Истинная «родина» человека, утверждает Белый, — космические миры. Это наш «духовный материк». Судьба человека поэтому связана с движением светил. Тело же человека — «ненужный балласт». Только «извергнувши его, ураганами всех душевных движений подхвачена бывает душа». И тогда «спутник земли, от земли отлетаете вы в мировые безмерности... — слышим кипение Сатурновых масс». И «если бы мы телесно могли представить все это, — добавляет Белый, — перед нами бы встала картина первых стадий жизни души, с себя сбросившей тело» (220, 221, III).

Иначе говоря, «сбросивший тело» человек, как герой второй «Симфонии», возвращается к божественной «родине», к истинным, не искаженным «рацио», детским «первым стадиям жизни души». Подобные переживания и воплощены Белым в образах Николая и Дудкина.

Николай, чтоб духовно воскреснуть, должен «все, все — отрясти, позабыть»; он должен вернуть себе «сердце», должен «вспомнить о трансендентальных предметах, о том... что действует в этом мире он — не он, он — бренная оболочка» и т. д. А для этого он должен прежде всего вернуться «на старую, позабытую родину, к голосам детства». Ибо именно с этими детскими «первыми стадиями развития души» связано откровение «трансенденталвного мира», тогда появляется «печальный и длинный» (129, II; 120—122, III).

Дудкин, как более образованный теософ, называет подобные переживания «пульсацией стихийного тела». И он раскрывает их смысл Николаю: «Вы так именно пережили себя; под влиянием потрясений совершенно реально в вас дрогнуло стихийное тело, на мгновение отделилось от тела физического... Этот род ощущений будет первым вашим переживанием загробным» (38, III).

Выше приводились уже слова В. И. Ленина: «Вехи» стремятся со всей решительностью и во всей полноте восстановить религиозное миросозерцание». А далее в статье говорится: «Демократическое движение и демократические идеи не только политически ошибочны... но и морально греховны, — вот к чему сводится истинная мысль «Вех».

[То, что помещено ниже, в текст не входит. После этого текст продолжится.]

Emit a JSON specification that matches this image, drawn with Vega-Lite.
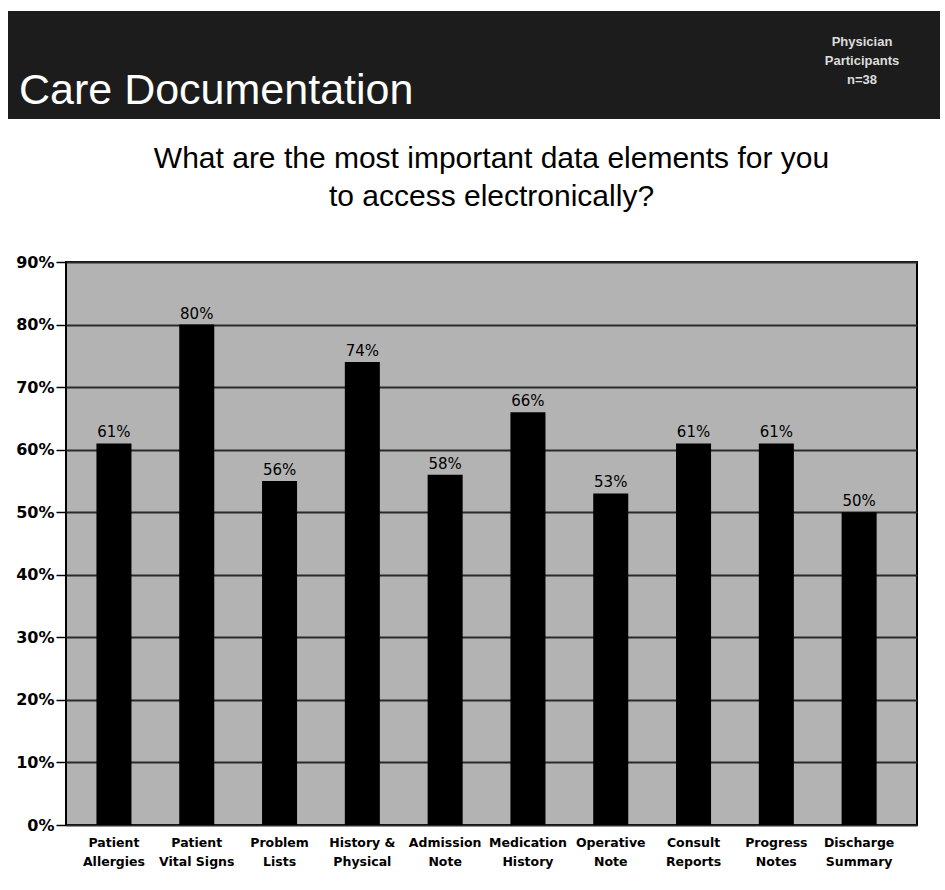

«Петербург» — самое крупное произведение XX века, воплощающее эти веховские идеи. Роман утверждает мистическое миросозерцание как единственно истинное и изображает демократическое движение как греховное и преступное.

В рецензии на сборник «Вехи» Белый писал: «Замечательная книга; она должна стать настольной книгой русской интеллигенции». Для автора «Петербурга», очевидно, это так и было.

В 1916 году Белый написал третью часть «Востока и Запада» — повесть «Котик Летаев». Напечатана была повесть в сборниках «Скифы» в 1917—1918 годах (с подзаголовком «Первая часть романа «Моя жизнь»).

В «Петербурге», когда в процессе духовного возрождения герои романа вырываются «из состава тела», встречаются с «печальным и длинным», растворяются в космосе, они возвращаются таким образом к «детству» — первым стадиям развития души. Во всем этом Белый находил мистико-теософские преображения, выводящие человека из «морока» действительности.

С этих позиций и изображается в «Котике Летаеве» история детского сознания. Мы целиком погружаемся в мир мистики и теософии. «Человеческий череп» — это «безмерность сумраком овеянных зал, гробовая покрышка, пещера». И лишь в «пробитую брешь» проникают «стены света, поющие лучи». И тогда «вы видите, что Он входит. Он стоит между светлого рева лучей... Тот Самый... Исконно знакомое, заветнейшее, незабываемое никогда...»

Человек с детства брошен в «мрак» черепа: «вы — маленький-маленький-маленький, беззащитно низвергнутый в нуллионы эонов, охвачены черным свистом пустот». В этой беззащитности ребенка — «дотелесная жизнь обнажена» еще смутно и мрачно. Задача как раз и заключается в том, чтобы эту смутность «преодолевать, осиливать», чтобы «окрыленное» «Я», «встав из гробовой покрышки, пещеры... вознеслось, чтобы... вернуться на родину».

Повесть о детстве оказывается повестью о специфическом, с младенчества мистическом сознании, которое связано с «дотелесной жизнью», с «космосом» и с Христом. И «в тридцать пять лет, — признается автор, — самосознание разорвало мне мозг и кинулось в детство...». Смыслы всех позднейших лет, рожденных, очевидно, «гробовой покрышкой черепа», «развеиваются, — смыслы их я отверг: предо мной — первое сознание детства; и мы — обнимаемся: «Здравствуй!...».

Разумеется, для Белого возвращение к этому детскому сознанию — не деградация, а, наоборот, постижение истины, «полноумие», освещенное «восстанием младенческой жизни». Ибо теперь открылись, наконец, «Солнце, Око, Космос. Меня ожидает Россия, ожидает история, — уверяет Белый.— Я прошел состояние тепловое: внутри вспыхнуло Солнце». И «знаю я,— будет время... Не здесь, не теперь... Буду я вторично рождаться... Во Христе умираем, чтоб в Духе воскреснуть» и т. п.